(Written exercise) Up to and including the line with "import * as echarts from 'echarts';", write out the listing from its first line, minus the pictures.
— start of Given material —
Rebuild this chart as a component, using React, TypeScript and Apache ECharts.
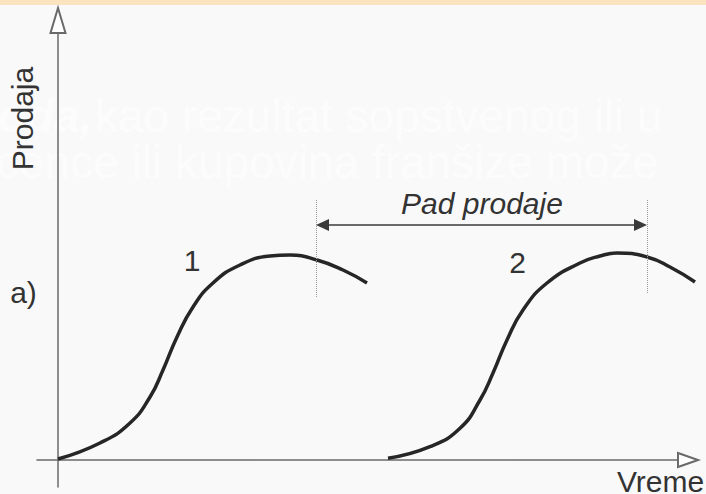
import React, { useEffect, useRef } from 'react';
import * as echarts from 'echarts';

// Product 1 sales curve (time, sales) in chart units
const curve1Time = [0, 4.2, 7.2, 9.2, 10.5, 11.9, 13.5, 15.5, 18.2, 21.2, 23.2, 25.9, 28.5, 30.9];
const curve1Sales = [0.1, 1.7, 3.7, 6.3, 9.0, 12.3, 15.3, 17.7, 19.5, 20.4, 20.5, 20.0, 19.0, 17.7];
// Product 2 sales curve
const curve2Time = [33.0, 37.2, 40.2, 42.2, 43.5, 44.9, 46.5, 48.9, 52.2, 54.2, 55.9, 58.9, 61.2, 63.7];
const curve2Sales = [0.17, 1.33, 3.17, 6.0, 8.7, 12.0, 15.0, 17.7, 19.7, 20.4, 20.7, 20.3, 19.3, 17.8];

// Sales-drop span (time of decline start for each product) and its levels
const dropTimes = [25.8, 58.9];
const dropTop = [26, 26];
const dropBottom = [16.2, 16.7];
const dropArrowLevel = 23.5;

const curveLabels = ['1', '2'];
const axisNames = ['Prodaja', 'Vreme'];
const dropLabel = 'Pad prodaje';
const panelLabel = 'a)';
const backgroundLines = ['oda,', 'kao rezultat sopstvenog ili u', 'cence ili kupovina franšize može'];

const FONT = "'Liberation Sans', Arial, Helvetica, sans-serif";

function txt(text: string, x: number, y: number, style: any = {}, el: any = {}) {
  return {
    type: 'text',
    x,
    y,
    silent: true,
    ...el,
    style: {
      text,
      fontSize: 30,
      fontFamily: FONT,
      fill: '#333333',
      align: 'center',
      verticalAlign: 'middle',
      textAlign: 'center',
      textVerticalAlign: 'middle',
      ...style,
    },
  };
}

export default function App() {
  const ref = useRef<HTMLDivElement>(null);
  useEffect(() => {
    document.body.style.margin = '0';
    const chart = echarts.init(ref.current!, undefined, { renderer: 'svg' });
    const curveStyle = { color: '#262626', width: 3.5 };
    const axisCommon = {
      type: 'value',
      axisTick: { show: false },
      axisLabel: { show: false },
      splitLine: { show: false },
    };
    const faint = 'rgba(255,255,255,0.6)';
    chart.setOption({
      animation: false,
      backgroundColor: '#f9f9f9',
      grid: { left: 37, right: 8, top: 8, bottom: 7, containLabel: false },
      xAxis: {
        ...axisCommon,
        min: -2.1,
        max: 64,
        axisLine: {
          show: true,
          onZero: true,
          symbol: ['none', 'emptyTriangle'],
          symbolSize: [14, 20],
          symbolOffset: [0, -10],
          lineStyle: { color: '#6a6a6a', width: 1.5 },
        },
      },
      yAxis: {
        ...axisCommon,
        min: -2.7,
        max: 45.2,
        axisLine: {
          show: true,
          onZero: true,
          symbol: ['none', 'emptyTriangle'],
          symbolSize: [15, 25],
          symbolOffset: [0, -12.5],
          lineStyle: { color: '#6a6a6a', width: 1.5 },
        },
      },
      graphic: [
        { type: 'rect', silent: true, shape: { x: 0, y: 0, width: 706, height: 5 }, style: { fill: '#fae4c0' } },
        txt(backgroundLines[0], -2, 116, { fontSize: 46, fill: faint, fontWeight: 'bold', fontStyle: 'italic', align: 'left', textAlign: 'left' }),
        txt(backgroundLines[1], 95, 116, { fontSize: 46, fill: faint, align: 'left', textAlign: 'left' }),
        txt(backgroundLines[2], -4, 162, { fontSize: 46, fill: faint, align: 'left', textAlign: 'left' }),
        txt(axisNames[0], 22.5, 118.5, {}, { rotation: Math.PI / 2 }),
        txt(axisNames[1], 660.5, 481),
        txt(dropLabel, 482, 203, { fontStyle: 'italic' }),
        txt(curveLabels[0], 192, 260),
        txt(curveLabels[1], 517.5, 262.5),
        txt(panelLabel, 23.5, 292),
      ],
      series: [
        {
          type: 'line',
          data: curve1Time.map((t, i) => [t, curve1Sales[i]]),
          smooth: 0.5,
          symbol: 'none',
          silent: true,
          lineStyle: curveStyle,
        },
        {
          type: 'line',
          data: curve2Time.map((t, i) => [t, curve2Sales[i]]),
          smooth: 0.5,
          symbol: 'none',
          silent: true,
          lineStyle: curveStyle,
        },
        {
          type: 'line',
          data: [],
          silent: true,
          markLine: {
            silent: true,
            symbol: 'none',
            label: { show: false },
            data: [
              [
                { coord: [dropTimes[0], dropTop[0]], lineStyle: { type: 'dotted', color: '#9a9a9a', width: 1 } },
                { coord: [dropTimes[0], dropBottom[0]] },
              ],
              [
                { coord: [dropTimes[1], dropTop[1]], lineStyle: { type: 'dotted', color: '#9a9a9a', width: 1 } },
                { coord: [dropTimes[1], dropBottom[1]] },
              ],
              [
                {
                  coord: [dropTimes[0] + 0.65, dropArrowLevel],
                  symbol: 'triangle',
                  symbolSize: [12, 13],
                  lineStyle: { type: 'solid', color: '#3a3a3a', width: 1.5 },
                },
                { coord: [dropTimes[1] - 0.65, dropArrowLevel], symbol: 'triangle', symbolSize: [12, 13] },
              ],
            ],
          },
        },
      ],
    });
    return () => chart.dispose();
  }, []);
  return <div ref={ref} style={{ position: 'fixed', left: 0, top: 0, width: 706, height: 494 }} />;
}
— end of Given material —
(Answer for this exercise)
Rebuild this chart as a component, using React, TypeScript and Apache ECharts.
import React, { useEffect, useRef } from 'react';
import * as echarts from 'echarts';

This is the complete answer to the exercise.